Since this project is an Ultimate Command Station, it must accepts Loconet messages from different sources: physical LocoNet bus, USB-Serial, LbServer (LocoNet over TCP). All messages must be transparently routed to between all connected buses. It means that:

  • There must be a routing mechanism for broadcasting messages from one source to others.

  • Existing frontend classes (e.g. Throttle) must be separated from hardware backend and conncted to other sources. When command station itself generates a message (e.g. a reply to throttle), it must be broadcasted to all handlers.

  • Result of sending a message to the bus is only taken into account for real LocoNet bus; it is assumed that USB and WiFi always send packets successfully.

With this in mind, the LocoNet2 library was heavily redesigned and refactored. The LocoNet class is now separated into hardware backend (LocoNetPhy), a message parser (LocoNetDispatcher), and a routing bus (LocoNetBus) between them. Other sources of messages extend LocoNetConsumer class and are connected to the bus. and messages. Frontend classes (Throttle, FastClock, SystemVariable etc) are connected to the message parser instead of hardware class and so can handle messages from all sources.

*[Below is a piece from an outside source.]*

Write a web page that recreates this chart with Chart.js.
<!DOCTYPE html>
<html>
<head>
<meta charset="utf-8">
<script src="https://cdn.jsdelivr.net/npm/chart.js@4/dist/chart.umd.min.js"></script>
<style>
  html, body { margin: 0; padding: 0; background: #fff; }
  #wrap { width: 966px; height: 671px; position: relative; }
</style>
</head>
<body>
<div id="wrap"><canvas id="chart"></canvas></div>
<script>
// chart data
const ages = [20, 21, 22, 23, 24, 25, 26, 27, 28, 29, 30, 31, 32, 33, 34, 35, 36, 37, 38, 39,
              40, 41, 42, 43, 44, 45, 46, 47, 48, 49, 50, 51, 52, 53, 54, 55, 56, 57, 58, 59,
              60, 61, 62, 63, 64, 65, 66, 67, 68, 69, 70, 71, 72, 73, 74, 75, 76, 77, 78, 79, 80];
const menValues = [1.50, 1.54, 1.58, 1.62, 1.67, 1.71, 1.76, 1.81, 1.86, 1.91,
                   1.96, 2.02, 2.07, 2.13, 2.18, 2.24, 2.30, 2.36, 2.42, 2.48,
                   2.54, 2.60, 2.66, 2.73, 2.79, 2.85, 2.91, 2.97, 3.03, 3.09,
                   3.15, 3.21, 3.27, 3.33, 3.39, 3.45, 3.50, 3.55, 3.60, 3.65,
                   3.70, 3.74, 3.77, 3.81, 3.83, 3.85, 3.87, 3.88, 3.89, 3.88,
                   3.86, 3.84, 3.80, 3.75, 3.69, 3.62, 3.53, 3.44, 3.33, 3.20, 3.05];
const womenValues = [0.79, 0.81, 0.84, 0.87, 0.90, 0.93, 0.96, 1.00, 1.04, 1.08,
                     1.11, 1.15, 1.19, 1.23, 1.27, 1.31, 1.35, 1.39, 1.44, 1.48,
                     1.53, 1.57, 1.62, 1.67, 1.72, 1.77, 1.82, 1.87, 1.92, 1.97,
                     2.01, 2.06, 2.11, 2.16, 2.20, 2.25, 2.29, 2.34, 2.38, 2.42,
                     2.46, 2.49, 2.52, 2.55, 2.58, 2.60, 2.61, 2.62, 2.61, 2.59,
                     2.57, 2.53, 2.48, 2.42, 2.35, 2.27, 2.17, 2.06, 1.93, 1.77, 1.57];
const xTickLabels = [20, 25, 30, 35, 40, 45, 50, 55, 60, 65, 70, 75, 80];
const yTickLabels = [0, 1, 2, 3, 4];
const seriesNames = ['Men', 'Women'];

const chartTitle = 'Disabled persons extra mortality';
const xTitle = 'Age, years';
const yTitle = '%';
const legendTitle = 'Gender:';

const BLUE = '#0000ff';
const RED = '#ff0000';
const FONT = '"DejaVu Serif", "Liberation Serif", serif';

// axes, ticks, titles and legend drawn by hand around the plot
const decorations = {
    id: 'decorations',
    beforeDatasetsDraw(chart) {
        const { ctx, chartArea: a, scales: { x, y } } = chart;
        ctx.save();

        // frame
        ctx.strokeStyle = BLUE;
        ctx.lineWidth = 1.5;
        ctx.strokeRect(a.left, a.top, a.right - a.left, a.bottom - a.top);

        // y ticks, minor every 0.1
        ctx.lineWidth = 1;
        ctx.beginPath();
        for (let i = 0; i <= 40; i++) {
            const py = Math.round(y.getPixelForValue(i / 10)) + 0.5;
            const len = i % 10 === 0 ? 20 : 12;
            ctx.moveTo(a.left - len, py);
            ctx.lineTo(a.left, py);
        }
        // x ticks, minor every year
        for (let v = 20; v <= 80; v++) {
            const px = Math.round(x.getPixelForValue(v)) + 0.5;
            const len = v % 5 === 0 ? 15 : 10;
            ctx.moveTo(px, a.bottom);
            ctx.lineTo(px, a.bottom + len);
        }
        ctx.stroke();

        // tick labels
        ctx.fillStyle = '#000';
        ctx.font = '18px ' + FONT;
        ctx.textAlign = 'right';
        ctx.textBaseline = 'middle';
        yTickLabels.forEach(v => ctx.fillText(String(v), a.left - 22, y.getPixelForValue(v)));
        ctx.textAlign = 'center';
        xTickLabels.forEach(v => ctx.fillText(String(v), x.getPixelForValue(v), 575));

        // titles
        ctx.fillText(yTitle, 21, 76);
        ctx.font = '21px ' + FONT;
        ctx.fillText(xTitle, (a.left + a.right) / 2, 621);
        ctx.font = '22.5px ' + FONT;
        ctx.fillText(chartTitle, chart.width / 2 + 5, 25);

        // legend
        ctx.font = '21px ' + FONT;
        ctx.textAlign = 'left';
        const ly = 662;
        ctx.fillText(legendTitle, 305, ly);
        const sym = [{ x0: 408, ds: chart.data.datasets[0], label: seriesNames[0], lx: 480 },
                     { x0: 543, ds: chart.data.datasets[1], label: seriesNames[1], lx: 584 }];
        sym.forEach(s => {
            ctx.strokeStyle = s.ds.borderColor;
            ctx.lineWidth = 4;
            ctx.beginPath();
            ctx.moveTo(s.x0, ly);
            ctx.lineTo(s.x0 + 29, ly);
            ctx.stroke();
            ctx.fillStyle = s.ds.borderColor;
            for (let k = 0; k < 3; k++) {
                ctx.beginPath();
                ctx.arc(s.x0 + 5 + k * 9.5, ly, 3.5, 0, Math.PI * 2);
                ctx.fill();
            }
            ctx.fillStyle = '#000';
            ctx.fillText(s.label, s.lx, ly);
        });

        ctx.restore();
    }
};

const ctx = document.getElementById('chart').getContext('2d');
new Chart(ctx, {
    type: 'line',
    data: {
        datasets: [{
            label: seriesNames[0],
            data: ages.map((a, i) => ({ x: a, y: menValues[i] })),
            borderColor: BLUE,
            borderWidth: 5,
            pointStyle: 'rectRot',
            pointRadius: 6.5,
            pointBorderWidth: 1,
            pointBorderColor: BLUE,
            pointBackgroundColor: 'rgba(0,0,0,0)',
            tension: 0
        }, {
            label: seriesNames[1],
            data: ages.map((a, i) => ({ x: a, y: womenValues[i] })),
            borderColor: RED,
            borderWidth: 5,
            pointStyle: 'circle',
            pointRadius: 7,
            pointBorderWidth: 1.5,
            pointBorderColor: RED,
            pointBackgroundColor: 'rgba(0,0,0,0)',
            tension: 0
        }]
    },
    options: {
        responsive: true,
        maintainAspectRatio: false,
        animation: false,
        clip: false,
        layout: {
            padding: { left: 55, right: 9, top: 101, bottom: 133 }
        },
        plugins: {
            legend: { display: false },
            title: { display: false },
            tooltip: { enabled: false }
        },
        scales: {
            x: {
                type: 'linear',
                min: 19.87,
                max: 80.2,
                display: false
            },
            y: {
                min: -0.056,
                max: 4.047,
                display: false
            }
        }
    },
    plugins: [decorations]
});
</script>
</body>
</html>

The implementation is based on these libraries:

  • LocoNet2 - LocoNet bus support. The library is heavily modified to support several sources of loconet messages and to better use timers and RTOS tasks.

  • DCC library is based on DCCpp library and DCC++ project (heavily modified). Used for DCC packet generation.

  • WifiThrottle WiThrottle protocol. Mostly rewritten from scratch with the help of JMRI sources.

  • Embedded Template Library for statically-sized maps, vectors, bitsets etc.

Journal

2023-02

Beware that CV reading/writing may not work for your decoder.

It appears that ADC on my esp32 changed its parameters over the year. It now does not detect decoder responses when reading/writing CVs. I tested with one particular decoder, the voltage over the shunt resistor is around 30mV, the resistor is 0.1 Ohm, so the current is 0.3A, which is within NMRA specs for basic acknowledge. However, the ESP32 shows non-zero readings only starting from around 80 mV, and ADC readings are around 2-8. This is actually within specs of ESP32 that state that measurable readings start from 100 mV. Somehow it did work much better before, as I have the ADC threshold in the code at 500 before. I had to lower it to 2, so now the CV reading somewhat works, but not reliably.

In the future version, a proper amplifier needs to be adde to the schematic. I am looking at this TI INA180.